LITURGIA PER NON CREDENTI

La Pasqua è una festività religiosa. Ma è anche una festività per i laici che, beneficiando comunque delle "feriae" pasquali, condividono, almeno in parte, qualcosa con i credenti. Per i cristiani è la festa della Resurrezione di Cristo e, metaforicamente, della rinascita di ognuno dei fedeli, che nel simbolo della resurrezione trovano il motivo di un rinnovamento generale dell'esistenza.

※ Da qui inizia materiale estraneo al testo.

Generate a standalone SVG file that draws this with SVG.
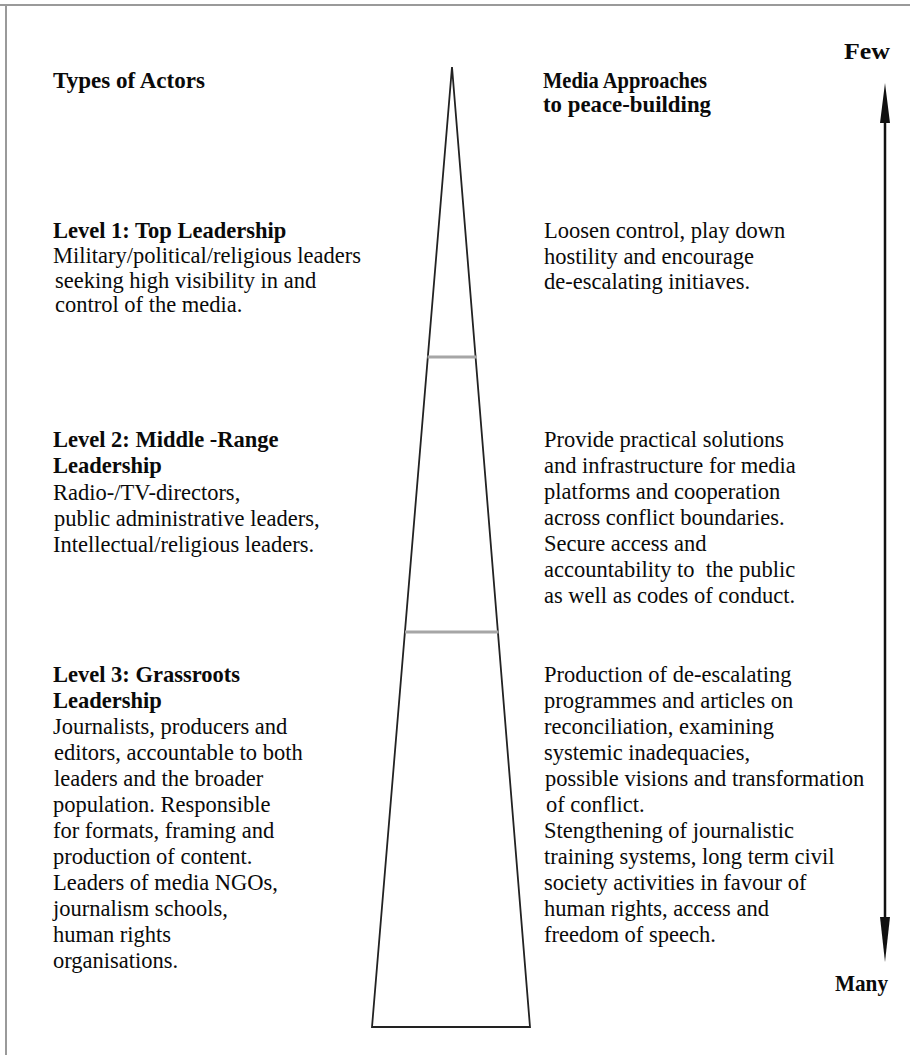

F. Di Eugenio, Olio su tela

Per i non credenti è la festa della Primavera, che è il trionfo del risveglio della natura e, metaforicamente, la riscoperta della propria interiorità e della parte migliore di se stesso. Per tutti, quindi, un passaggio da un periodo di oscurità e di chiusura, ad un altro di luce e rinnovamento. Trascrivo un post dello scorso anno sul tema 

DELLE LITURGIE PASQUALI

Proprio perché non abbiamo la fede, caro Lucio - e non "nonostante" come dici tu - per noi vi è una difficoltà ad apprezzare i benefici della liturgia ecclesiastica che nel periodo pasquale è particolarmente ricca di segni e di significati. Non si tratta di vuota esteriorità, ma della rappresentazione dei momenti più salienti della passione di Gesù in quanto uomo, non ancora del Cristo, "l'unto del Signore" e, se permetti, a questo possiamo partecipare senza tema di contraddirci.

C'è poi nel misto di religiosità e di superstizione tipico della nostra gente, qualcosa di commovente in sé, come fenomeno collettivo di compassione, al quale è bello partecipare, che si abbia la fede oppure no. Io per esempio, assistendo alla processione del venerdì, in mezzo alla folla, una folla diversa, non la solita, apatica ed indifferente che affolla spesso le chiese domenicali, non posso non commuovermi, nel vedere tanta partecipazione sincera di popolo al dolore di una madre che ha visto il proprio figlio martoriato sulla croce e che ora ne insegue il feretro che sembra fuggirle davanti trasportato dai necrofori incappucciati. C'è qualcosa di ancestrale che risveglia la nostalgia dell'innocenza perduta e ci riporta a quando eravamo bambini, attoniti davanti ad avvenimenti più grandi di noi . Ma ci affidavamo alla compunzione dei grandi che ci dava conforto e noi partecipavamo con loro al mistero. Il discorso della montagna o delle beatitudini è senza dubbio un vertice dell'insegnamento di Gesù e prefigura un mondo dove finalmente tutti quelli che non hanno avuto nulla nella vita avranno tutto e potranno finalmente godere di ogni cosa e sebbene questo nuovo mondo non sia quello terreno, ma un supposto regno dei cieli, in cui gli ultimi saranno i primi, non si può negare che il risvolto positivo di tutto quanto sia anche politico, perché si ammette che un risarcimento debba esservi per i diseredati di tutto il mondo.

Ecco allora che questo discorso utopistico si fa rivoluzionario, fatto non per consolare gli animi degli uomini afflitti, ma per modificare le cose di questo mondo che non vanno bene, nel senso di rovesciare tutto e portare un sovvertimento totale che nessun partito politico aveva fino ad allora propugnato. Ed in seguito non si è mai verificato. E' il motivo per cui il popolo manipolato come sempre dai potenti e dai manipolatori delle coscienze (abbienti e sacerdoti), di fronte alla proposta di Pilato di liberare Gesù o Barabba, preferisce salvare Barabba, un brigante come tanti e condannare Gesù, il pericoloso ideologo, visionario che voleva sovvertire il mondo, dando a ciascuno il giusto ed abolendo i privilegi.